### What is needed
Copy all of the material word for word, except for the pictures.

* * * * *

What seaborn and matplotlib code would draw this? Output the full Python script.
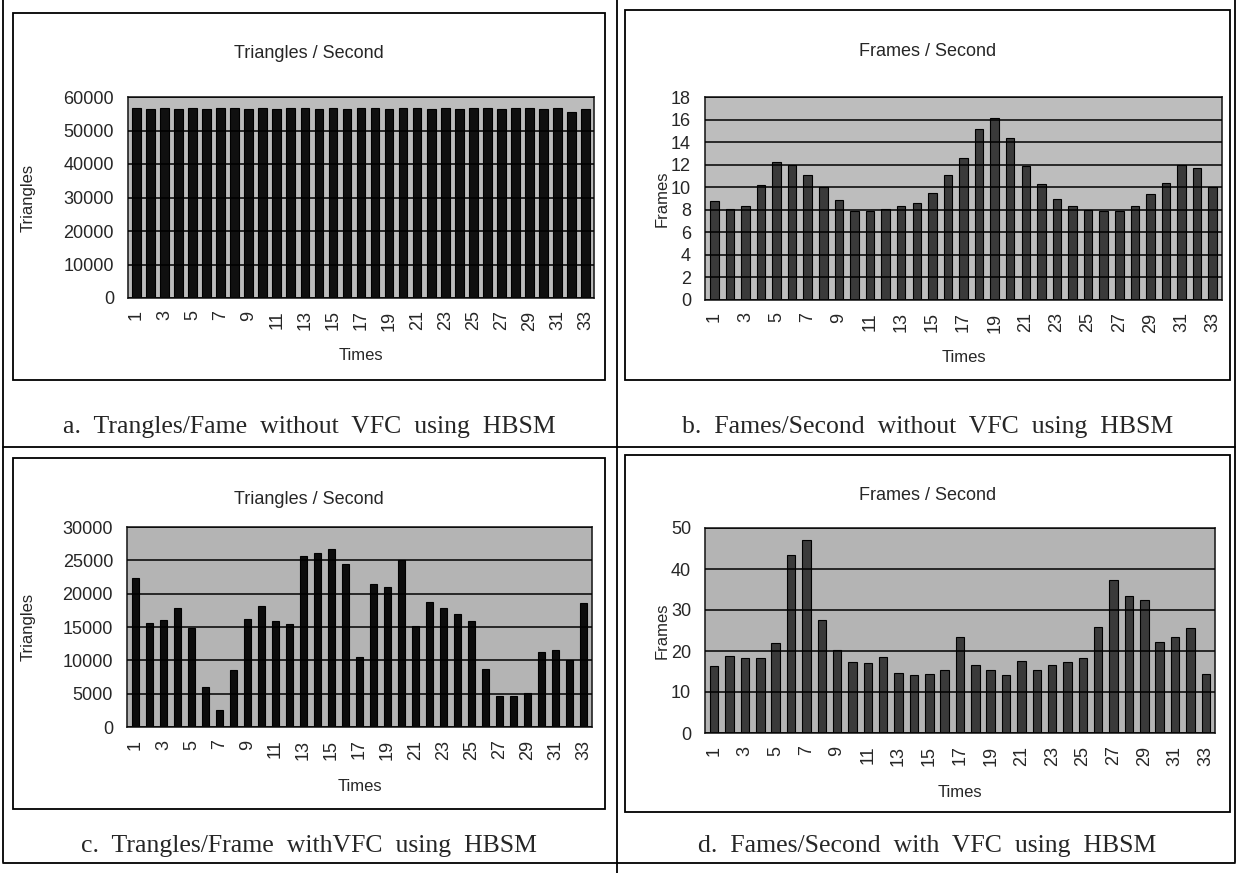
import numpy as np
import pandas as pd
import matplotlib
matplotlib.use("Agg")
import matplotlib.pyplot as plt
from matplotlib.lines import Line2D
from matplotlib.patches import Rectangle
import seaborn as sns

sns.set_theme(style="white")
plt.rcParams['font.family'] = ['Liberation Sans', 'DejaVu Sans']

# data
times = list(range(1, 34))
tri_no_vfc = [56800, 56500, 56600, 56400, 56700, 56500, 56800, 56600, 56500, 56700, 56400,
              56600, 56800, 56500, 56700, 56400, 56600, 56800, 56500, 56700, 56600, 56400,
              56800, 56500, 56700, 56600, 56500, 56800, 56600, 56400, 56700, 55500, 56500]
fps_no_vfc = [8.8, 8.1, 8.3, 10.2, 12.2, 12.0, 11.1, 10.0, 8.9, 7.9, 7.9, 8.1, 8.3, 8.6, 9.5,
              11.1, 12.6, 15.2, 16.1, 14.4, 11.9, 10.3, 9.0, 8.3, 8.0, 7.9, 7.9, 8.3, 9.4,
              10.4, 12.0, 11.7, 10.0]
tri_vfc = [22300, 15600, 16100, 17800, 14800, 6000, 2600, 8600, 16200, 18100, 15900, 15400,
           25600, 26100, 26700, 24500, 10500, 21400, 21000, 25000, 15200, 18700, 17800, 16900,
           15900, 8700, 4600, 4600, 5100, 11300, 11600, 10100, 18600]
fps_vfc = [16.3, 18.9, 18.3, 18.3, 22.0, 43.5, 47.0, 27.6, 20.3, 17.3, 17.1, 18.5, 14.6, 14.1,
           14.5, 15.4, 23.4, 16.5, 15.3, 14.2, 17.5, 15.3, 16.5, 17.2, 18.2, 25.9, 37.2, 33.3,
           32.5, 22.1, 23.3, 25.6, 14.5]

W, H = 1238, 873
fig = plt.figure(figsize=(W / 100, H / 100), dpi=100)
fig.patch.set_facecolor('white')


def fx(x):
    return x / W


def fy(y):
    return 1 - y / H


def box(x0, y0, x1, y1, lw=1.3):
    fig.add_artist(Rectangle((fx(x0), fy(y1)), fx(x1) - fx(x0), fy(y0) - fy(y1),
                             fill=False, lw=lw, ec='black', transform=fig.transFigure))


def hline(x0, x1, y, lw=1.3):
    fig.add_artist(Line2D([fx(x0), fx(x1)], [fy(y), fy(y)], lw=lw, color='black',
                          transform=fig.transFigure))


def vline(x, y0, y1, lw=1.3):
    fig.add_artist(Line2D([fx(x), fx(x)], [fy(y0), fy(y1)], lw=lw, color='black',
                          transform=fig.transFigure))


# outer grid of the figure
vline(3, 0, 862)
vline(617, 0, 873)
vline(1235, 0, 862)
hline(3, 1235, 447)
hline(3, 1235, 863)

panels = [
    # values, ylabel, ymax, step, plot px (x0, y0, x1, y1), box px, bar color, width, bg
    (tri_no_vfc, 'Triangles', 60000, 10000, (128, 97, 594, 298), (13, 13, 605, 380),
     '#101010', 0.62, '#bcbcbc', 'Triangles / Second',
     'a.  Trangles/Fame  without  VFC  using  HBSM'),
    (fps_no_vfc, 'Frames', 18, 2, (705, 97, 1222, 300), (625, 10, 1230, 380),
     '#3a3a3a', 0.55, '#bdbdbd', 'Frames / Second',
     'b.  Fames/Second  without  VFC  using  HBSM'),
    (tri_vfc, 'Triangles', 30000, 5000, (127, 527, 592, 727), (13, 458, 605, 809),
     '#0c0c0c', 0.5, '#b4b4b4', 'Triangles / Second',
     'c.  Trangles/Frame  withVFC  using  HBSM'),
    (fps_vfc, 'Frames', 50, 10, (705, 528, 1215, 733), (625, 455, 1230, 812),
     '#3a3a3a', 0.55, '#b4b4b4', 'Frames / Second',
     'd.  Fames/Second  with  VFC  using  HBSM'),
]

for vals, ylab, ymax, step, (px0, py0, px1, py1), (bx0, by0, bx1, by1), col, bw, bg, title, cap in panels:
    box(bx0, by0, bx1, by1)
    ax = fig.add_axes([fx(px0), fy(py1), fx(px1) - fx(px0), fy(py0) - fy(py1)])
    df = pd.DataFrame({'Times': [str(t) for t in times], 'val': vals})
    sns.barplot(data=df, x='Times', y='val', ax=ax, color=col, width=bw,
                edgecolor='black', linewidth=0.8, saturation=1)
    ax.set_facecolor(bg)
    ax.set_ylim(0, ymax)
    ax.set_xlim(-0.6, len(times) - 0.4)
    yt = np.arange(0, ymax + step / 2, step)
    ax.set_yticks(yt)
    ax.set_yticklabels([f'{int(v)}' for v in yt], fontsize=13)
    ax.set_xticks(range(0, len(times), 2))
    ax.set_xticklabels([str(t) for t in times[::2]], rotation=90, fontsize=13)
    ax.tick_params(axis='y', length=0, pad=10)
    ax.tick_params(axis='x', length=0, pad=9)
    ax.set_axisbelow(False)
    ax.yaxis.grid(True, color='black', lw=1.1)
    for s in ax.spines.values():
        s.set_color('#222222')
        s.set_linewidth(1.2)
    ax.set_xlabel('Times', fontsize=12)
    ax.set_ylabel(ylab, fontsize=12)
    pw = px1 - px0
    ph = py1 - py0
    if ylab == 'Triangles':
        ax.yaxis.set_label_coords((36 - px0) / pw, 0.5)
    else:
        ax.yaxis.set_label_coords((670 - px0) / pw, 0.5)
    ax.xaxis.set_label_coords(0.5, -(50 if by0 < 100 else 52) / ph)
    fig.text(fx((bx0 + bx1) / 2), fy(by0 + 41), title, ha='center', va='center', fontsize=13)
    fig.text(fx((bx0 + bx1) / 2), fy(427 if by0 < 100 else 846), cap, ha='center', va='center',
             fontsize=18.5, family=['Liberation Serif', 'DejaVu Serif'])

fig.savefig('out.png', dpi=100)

* * * * *

### Solution to this problem
What seaborn and matplotlib code would draw this? Output the full Python script.
import numpy as np
import pandas as pd
import matplotlib
matplotlib.use("Agg")
import matplotlib.pyplot as plt
from matplotlib.lines import Line2D
from matplotlib.patches import Rectangle
import seaborn as sns

sns.set_theme(style="white")
plt.rcParams['font.family'] = ['Liberation Sans', 'DejaVu Sans']

# data
times = list(range(1, 34))
tri_no_vfc = [56800, 56500, 56600, 56400, 56700, 56500, 56800, 56600, 56500, 56700, 56400,
              56600, 56800, 56500, 56700, 56400, 56600, 56800, 56500, 56700, 56600, 56400,
              56800, 56500, 56700, 56600, 56500, 56800, 56600, 56400, 56700, 55500, 56500]
fps_no_vfc = [8.8, 8.1, 8.3, 10.2, 12.2, 12.0, 11.1, 10.0, 8.9, 7.9, 7.9, 8.1, 8.3, 8.6, 9.5,
              11.1, 12.6, 15.2, 16.1, 14.4, 11.9, 10.3, 9.0, 8.3, 8.0, 7.9, 7.9, 8.3, 9.4,
              10.4, 12.0, 11.7, 10.0]
tri_vfc = [22300, 15600, 16100, 17800, 14800, 6000, 2600, 8600, 16200, 18100, 15900, 15400,
           25600, 26100, 26700, 24500, 10500, 21400, 21000, 25000, 15200, 18700, 17800, 16900,
           15900, 8700, 4600, 4600, 5100, 11300, 11600, 10100, 18600]
fps_vfc = [16.3, 18.9, 18.3, 18.3, 22.0, 43.5, 47.0, 27.6, 20.3, 17.3, 17.1, 18.5, 14.6, 14.1,
           14.5, 15.4, 23.4, 16.5, 15.3, 14.2, 17.5, 15.3, 16.5, 17.2, 18.2, 25.9, 37.2, 33.3,
           32.5, 22.1, 23.3, 25.6, 14.5]

W, H = 1238, 873
fig = plt.figure(figsize=(W / 100, H / 100), dpi=100)
fig.patch.set_facecolor('white')


def fx(x):
    return x / W


def fy(y):
    return 1 - y / H


def box(x0, y0, x1, y1, lw=1.3):
    fig.add_artist(Rectangle((fx(x0), fy(y1)), fx(x1) - fx(x0), fy(y0) - fy(y1),
                             fill=False, lw=lw, ec='black', transform=fig.transFigure))


def hline(x0, x1, y, lw=1.3):
    fig.add_artist(Line2D([fx(x0), fx(x1)], [fy(y), fy(y)], lw=lw, color='black',
                          transform=fig.transFigure))


def vline(x, y0, y1, lw=1.3):
    fig.add_artist(Line2D([fx(x), fx(x)], [fy(y0), fy(y1)], lw=lw, color='black',
                          transform=fig.transFigure))


# outer grid of the figure
vline(3, 0, 862)
vline(617, 0, 873)
vline(1235, 0, 862)
hline(3, 1235, 447)
hline(3, 1235, 863)

panels = [
    # values, ylabel, ymax, step, plot px (x0, y0, x1, y1), box px, bar color, width, bg
    (tri_no_vfc, 'Triangles', 60000, 10000, (128, 97, 594, 298), (13, 13, 605, 380),
     '#101010', 0.62, '#bcbcbc', 'Triangles / Second',
     'a.  Trangles/Fame  without  VFC  using  HBSM'),
    (fps_no_vfc, 'Frames', 18, 2, (705, 97, 1222, 300), (625, 10, 1230, 380),
     '#3a3a3a', 0.55, '#bdbdbd', 'Frames / Second',
     'b.  Fames/Second  without  VFC  using  HBSM'),
    (tri_vfc, 'Triangles', 30000, 5000, (127, 527, 592, 727), (13, 458, 605, 809),
     '#0c0c0c', 0.5, '#b4b4b4', 'Triangles / Second',
     'c.  Trangles/Frame  withVFC  using  HBSM'),
    (fps_vfc, 'Frames', 50, 10, (705, 528, 1215, 733), (625, 455, 1230, 812),
     '#3a3a3a', 0.55, '#b4b4b4', 'Frames / Second',
     'd.  Fames/Second  with  VFC  using  HBSM'),
]

for vals, ylab, ymax, step, (px0, py0, px1, py1), (bx0, by0, bx1, by1), col, bw, bg, title, cap in panels:
    box(bx0, by0, bx1, by1)
    ax = fig.add_axes([fx(px0), fy(py1), fx(px1) - fx(px0), fy(py0) - fy(py1)])
    df = pd.DataFrame({'Times': [str(t) for t in times], 'val': vals})
    sns.barplot(data=df, x='Times', y='val', ax=ax, color=col, width=bw,
                edgecolor='black', linewidth=0.8, saturation=1)
    ax.set_facecolor(bg)
    ax.set_ylim(0, ymax)
    ax.set_xlim(-0.6, len(times) - 0.4)
    yt = np.arange(0, ymax + step / 2, step)
    ax.set_yticks(yt)
    ax.set_yticklabels([f'{int(v)}' for v in yt], fontsize=13)
    ax.set_xticks(range(0, len(times), 2))
    ax.set_xticklabels([str(t) for t in times[::2]], rotation=90, fontsize=13)
    ax.tick_params(axis='y', length=0, pad=10)
    ax.tick_params(axis='x', length=0, pad=9)
    ax.set_axisbelow(False)
    ax.yaxis.grid(True, color='black', lw=1.1)
    for s in ax.spines.values():
        s.set_color('#222222')
        s.set_linewidth(1.2)
    ax.set_xlabel('Times', fontsize=12)
    ax.set_ylabel(ylab, fontsize=12)
    pw = px1 - px0
    ph = py1 - py0
    if ylab == 'Triangles':
        ax.yaxis.set_label_coords((36 - px0) / pw, 0.5)
    else:
        ax.yaxis.set_label_coords((670 - px0) / pw, 0.5)
    ax.xaxis.set_label_coords(0.5, -(50 if by0 < 100 else 52) / ph)
    fig.text(fx((bx0 + bx1) / 2), fy(by0 + 41), title, ha='center', va='center', fontsize=13)
    fig.text(fx((bx0 + bx1) / 2), fy(427 if by0 < 100 else 846), cap, ha='center', va='center',
             fontsize=18.5, family=['Liberation Serif', 'DejaVu Serif'])

fig.savefig('out.png', dpi=100)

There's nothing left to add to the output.